To demonstrate the concept of the one-dimensional fiber-optic data memory, like silica quipu, we prepared three tandem arrays of KM-FBGs using the wavelength multiplexing method. Each array comprised seven KM-FBGs, each possessing a unique center wavelength of reflection. The wavelengths were mapped to the spatial positions of the KM-FBGs, with KM-FBG1 corresponding to the shortest wavelength and KM-FBG7 to the longest. Laser-annealing was applied to KM-FBG1, KM-FBG4, and KM-FBG6 of the initial array to encode a character sequence. The spectral contrast before and after laser-annealing is depicted in Fig. 5i. All the annealed KM-FBGs exhibited a single dip, signifying that the spectral melting was effectively induced by the rapid laser heating process. The annealed single-peak KM-FBGs are recorded as 1, while the non-annealed double-peak KM-FBGs are recorded as 0. A maximum temperature of ~600 °C can ensure both the distinction and stability. Consequently, the binary data string was interpreted as 1001010, which corresponds to the letter ‘J’ in ASCII code. Similarly, the letters ‘N’ and ‘U’ were encoded and preserved in the second and third arrays by annealing the respective data bits of the KM-FBGs (1001110 for ‘N’ and 1010101 for ‘U’). This proof-of-concept demonstration illustrates the potential of the KM-FBG array as an optical quipu for data encoding and storage purposes.

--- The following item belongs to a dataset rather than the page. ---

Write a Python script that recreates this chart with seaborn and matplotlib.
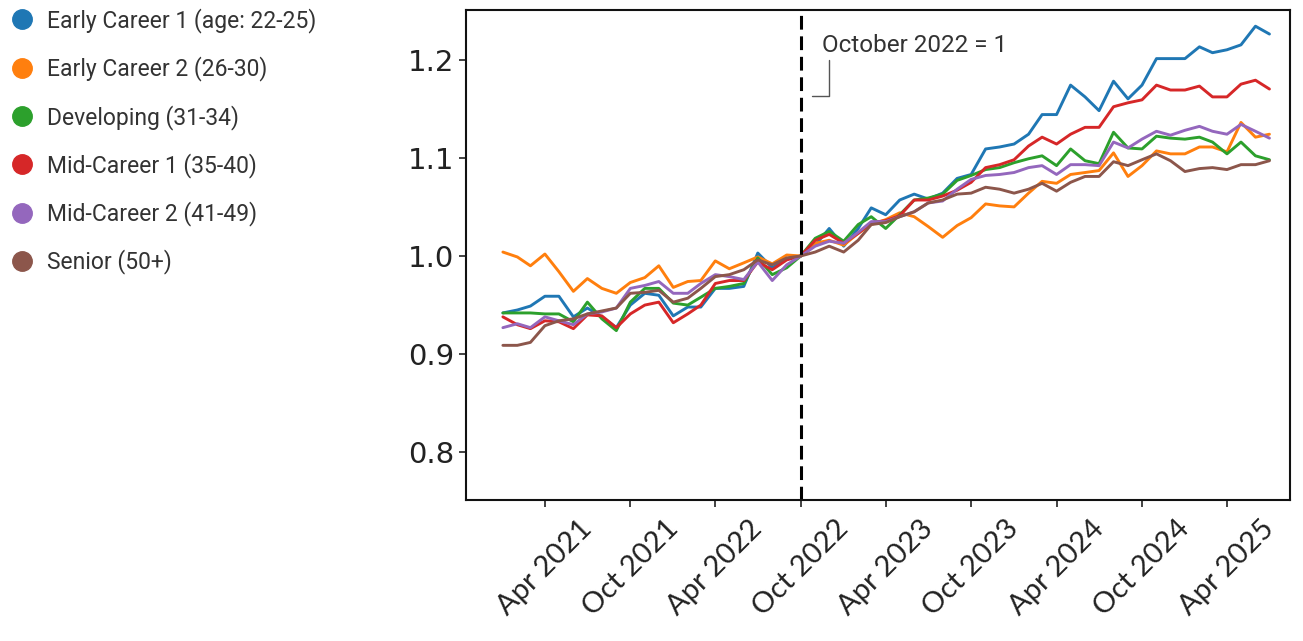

In summary, we introduce a novel technology that enables information logging and transmission through the utilization of the KM-FBG. This fiber optic device exhibits a high-temperature memory effect, which is analogous to temperature-induced shape-memory materials, thanks to its spectral resilience in response to thermal actuation. The UV-induced Kovacs-like memory effect is pivotal in this mechanism. We have furnished fresh insights and empirical evidence to investigate disorder materials glassy materials, with a particular focus on the Kovacs-like memory phenomenon. The two resonant dips of the KM-FBG undergo a spectral melting transformation upon exposure to thermal modulation, and this spectral configuration is preserved even after cooling, thereby endowing the grating with a temperature-induced memory. Raman spectral analysis indicates a pronounced alteration in the triple ring structure, affirming the significance of the negative refractive index change component (constituting the second phase of the grating inscription process) within the temperature-induced memory mechanism. Boasting exceptional stability due to its spectral profile protection mechanism, the KM-FBG is capable of recording and memorizing the highest temperature event it has encountered through an irreversible change in its spectral profile. This historical temperature data can be decoded by analyzing the dip separations. This characteristic positions the device ideally within application scenarios that require single-use temperature logging, thereby obviating the need for costly and intricate sensing networks. Such applications are particularly relevant in fields like oil exploration, aerospace, and geology, where the deployment of single-use temperature loggers offers a practical and efficient solution. Moreover, the spectrum of the KM-FBG can be precisely tailored through fast laser annealing, facilitating the realization of data encoding. The spectrum itself can be conceptualized as an optical knot, paving the way for the creation of an optical quipu. Leveraging the robust wavelength-multiplexing capabilities of KM-FBGs, the arrangement of a grating cascade functions akin to a digital thread, capable of recording information such as ASCII codes.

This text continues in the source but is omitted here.